A coroner recommended forestry workers use machines to pile up felled logs instead of doing it manually after a Hawkes Bay forestry worker was killed. Source: The New Zealand Herald

George Kingi Crawford, 44, was crushed between two logs while extracting radiata pine in Whareongaonga Forest, south of Gisborne, in June last year.

Crawford was employed by Mana Logging Limited, which used a method of “bunching” logs, where felled trees are piled together.

In his recent findings Hastings coroner Chris Devonport said the log that crushed Mr Crawford was in a pile of about 20 on a slope, which sat atop other debris and wood.

One of Crawford’s colleagues said he felt the pile moving and his leg being pressed against a log.

As he pulled his leg free he looked up and saw Crawford with his arm outstretched and logs hitting him. Staff rushed to his aid and extracted him from the log that was trapping him, began CPR, and called emergency services. He could not be revived.

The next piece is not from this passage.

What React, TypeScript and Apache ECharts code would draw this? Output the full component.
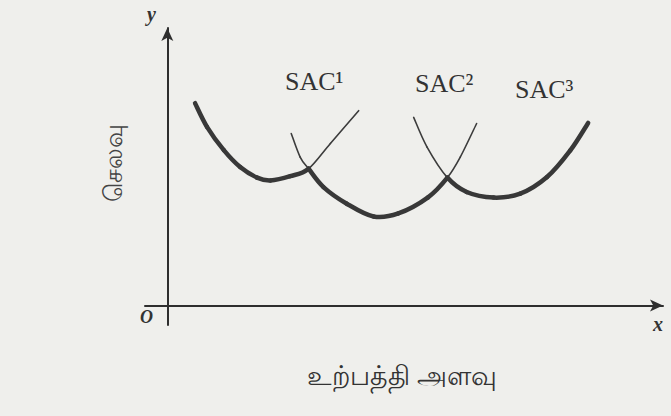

Coroner Devonport made a recommendation to harvesting contractors, forestry owners and cable harvesting employers that they use mechanical grapples as the preferred method of log extraction rather than doing it manually.

He said if manual extraction was used then it should only be for logs bunched on flat ground that had been cleared of heavy debris, with bunch heights not to exceed two metres.

The coroner also recommended that consideration be given about the extraction, location and height restrictions of bunched logs.

His recommendations come as the forestry industry comes under fire, with calls for the Government to launch an inquiry into the industry’s shocking accident rate.

Whakatane’s Eramyha Eruera Pairama, 19, died last week after being struck by a tree near Taneatua.